Perhaps most importantly, giving consumers more control over the communications they receive makes them more likely to engage with a brand. Fifty-two percent of consumers agree that when they can control the content and/or the frequency of the communications they receive from retailers, they are more likely to pay attention when that retailer sends them a communication.

It's easy to understand why marketing leaders often hesitate to allow — let alone encourage — consumers to decide when and how they hear from the brand. After all, that's what that complex CRM strategy is for, and email has proven to be an effective channel for reaching customers. However, maybe it's time for a change.

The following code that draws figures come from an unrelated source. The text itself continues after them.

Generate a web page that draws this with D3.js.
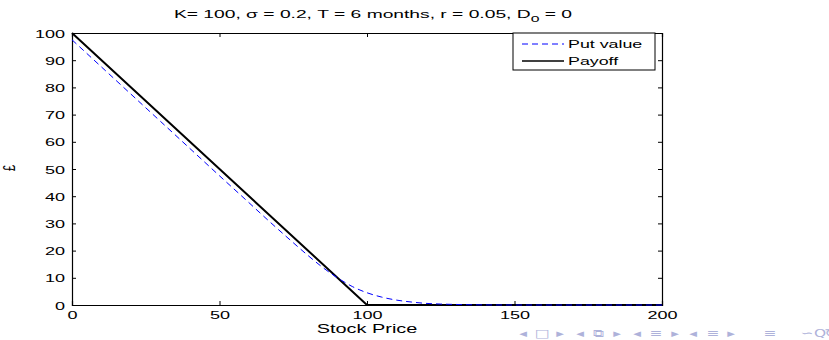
<html>
<head>
<script src="https://d3js.org/d3.v7.min.js"></script>
<style>
  body { margin: 0; background: white; }
  text { font-family: "Liberation Sans", Arial, sans-serif; }
</style>
</head>
<body>
<svg width="829" height="340"></svg>
<script>
// values
var stock = [0,10,20,30,40,50,60,65,70,75,80,85,90,95,100,105,110,115,120,125,130,140,150,160,200];
var putValue = [97.5,87.5,77.5,67.5,57.5,47.5,37.6,32.6,27.7,22.9,18.2,13.8,10.0,6.8,4.5,2.9,1.8,1.1,0.6,0.35,0.2,0.05,0.01,0,0];
var payoffX = [0,100,200];
var payoffY = [100,0,0];
var xTicks = [0,50,100,150,200];
var yTicks = [0,10,20,30,40,50,60,70,80,90,100];
var navGlyphs = ["◂","□","▸","◂","⧉","▸","◂","≡","▸","◂","≡","▸","≡","∽","Q","↻"];
var navPos = [523,542,560,580,598,617,637,656,675,693,713,731,770,807,820,831];

var svg = d3.select("svg");
var plotLeft = 72, plotRight = 662, plotTop = 33, plotBottom = 305;
var xs = d3.scaleLinear().domain([0,200]).range([plotLeft,plotRight]);
var ys = d3.scaleLinear().domain([0,100]).range([plotBottom,plotTop]);

// the slide fonts look stretched sideways; scale text horizontally
function wide(sel, x, y, s) {
  sel.attr("x",0).attr("y",0).attr("dy",0)
    .attr("transform","translate("+x+","+y+") scale("+s+",1)");
}

// axes box with inward ticks
svg.append("g").attr("transform","translate(0,"+plotBottom+")")
  .call(d3.axisBottom(xs).tickValues(xTicks).tickSize(-4).tickFormat(d3.format("d")))
  .call(function(g){
    g.selectAll("text").style("font-size","11px").attr("fill","black")
      .each(function(){ wide(d3.select(this),0,14,1.64); });
  });
svg.append("g").attr("transform","translate(0,"+plotTop+")")
  .call(d3.axisTop(xs).tickValues(xTicks).tickSize(-4).tickFormat(""));
svg.append("g").attr("transform","translate("+plotLeft+",0)")
  .call(d3.axisLeft(ys).tickValues(yTicks).tickSize(-4).tickFormat(d3.format("d")))
  .call(function(g){
    g.selectAll("text").style("font-size","11px").attr("fill","black")
      .each(function(){ wide(d3.select(this),-7,4,1.64); });
  });
svg.append("g").attr("transform","translate("+plotRight+",0)")
  .call(d3.axisRight(ys).tickValues(yTicks).tickSize(-4).tickFormat(""));
svg.selectAll(".domain").attr("stroke","black").attr("stroke-width",1.2);
svg.selectAll(".tick line").attr("stroke","black");

var line = d3.line().x(function(d){ return xs(d[0]); }).y(function(d){ return ys(d[1]); });

svg.append("path")
  .datum(d3.zip(payoffX,payoffY))
  .attr("d",line)
  .attr("fill","none")
  .attr("stroke","black")
  .attr("stroke-width",2);

svg.append("path")
  .datum(d3.zip(stock,putValue))
  .attr("d",line.curve(d3.curveMonotoneX))
  .attr("fill","none")
  .attr("stroke","#0000ff")
  .attr("stroke-width",1)
  .attr("stroke-dasharray","6,4");

// title
var title = svg.append("text")
  .attr("text-anchor","middle")
  .style("font-size","11px");
title.append("tspan").text("K= 100, σ = 0.2, T = 6 months, r = 0.05, D");
title.append("tspan").attr("dy",4).style("font-size","9px").text("0");
title.append("tspan").attr("dy",-4).text(" = 0");
wide(title, 373, 18, 1.75);

// axis labels
wide(svg.append("text")
  .attr("text-anchor","middle")
  .style("font-size","12px")
  .text("Stock Price"), 367, 333, 1.66);
svg.append("text")
  .attr("transform","translate(15,168) rotate(-90) scale(1,1.5)")
  .attr("text-anchor","middle")
  .style("font-size","11px")
  .text("£");

// legend
svg.append("rect")
  .attr("x",513).attr("y",33)
  .attr("width",142).attr("height",37)
  .attr("fill","white").attr("stroke","black").attr("stroke-width",1);
svg.append("line")
  .attr("x1",522).attr("x2",564).attr("y1",44).attr("y2",44)
  .attr("stroke","#0000ff").attr("stroke-dasharray","6,4");
svg.append("line")
  .attr("x1",522).attr("x2",564).attr("y1",61).attr("y2",61)
  .attr("stroke","black").attr("stroke-width",1.5);
wide(svg.append("text").style("font-size","11.5px").text("Put value"), 568, 48, 1.55);
wide(svg.append("text").style("font-size","11.5px").text("Payoff"), 568, 65, 1.55);

// navigation symbols
svg.selectAll(".nav").data(navGlyphs).enter().append("text")
  .attr("class","nav")
  .attr("text-anchor","middle")
  .attr("fill","#aeb2da")
  .style("font-family","DejaVu Sans")
  .style("font-size","11px")
  .text(function(d){ return d; })
  .each(function(d,i){ wide(d3.select(this), navPos[i], 337, 1.4); });
</script>
</body>
</html>
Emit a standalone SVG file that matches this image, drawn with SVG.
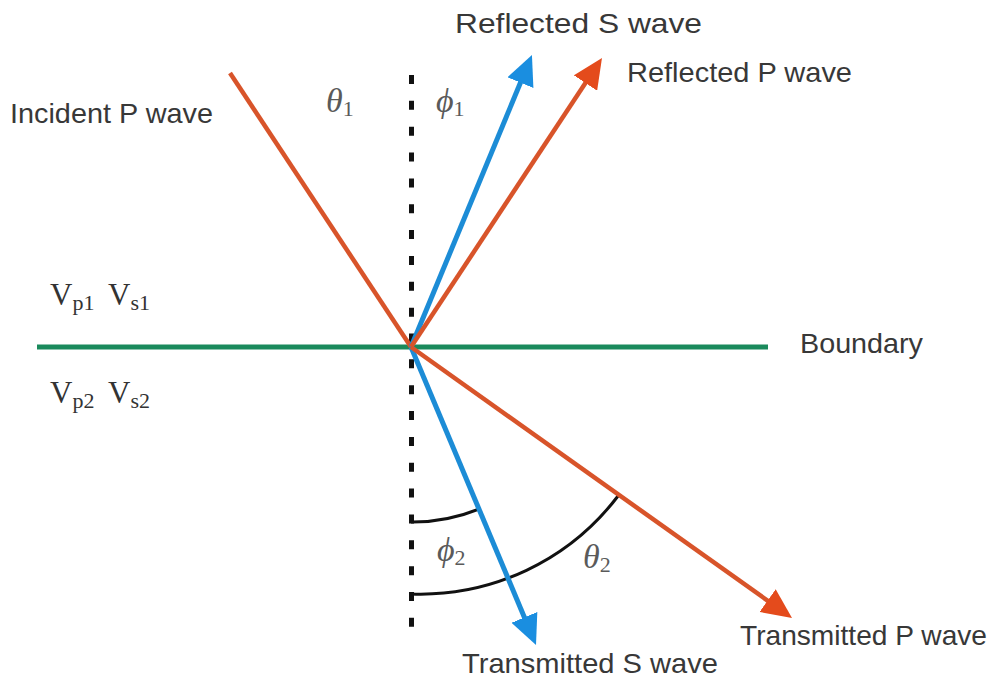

In an era when consumers have more choices and messages than ever, there's payoff to putting customers in the driver's seat and letting them tell you which messages matter most to them. Not only does it make customers feel empowered, it removes the guesswork and gives brands direct insight into what customers want. In many cases, consumers are simply asking brands to walk away from the "all or nothing" approach; it's not that they don't want to hear from brands, it's that they don't want to receive every message a brand is sending out. If that's their only option, there's a real risk that a customer will unsubscribe from a brand's communications altogether. As one customer in our research commented, "I might not want to unsubscribe from a company completely, and if it's an option to hear from them less, I might choose that over not hearing from them at all."

It's a paradox that pays off: by giving up some control, brands can gain influence. By offering simple tools and options that put customers in charge of marketing communications content and cadence, marketers can set their brands apart from the rest—and have confidence the messages they send will be welcomed, relevant and read.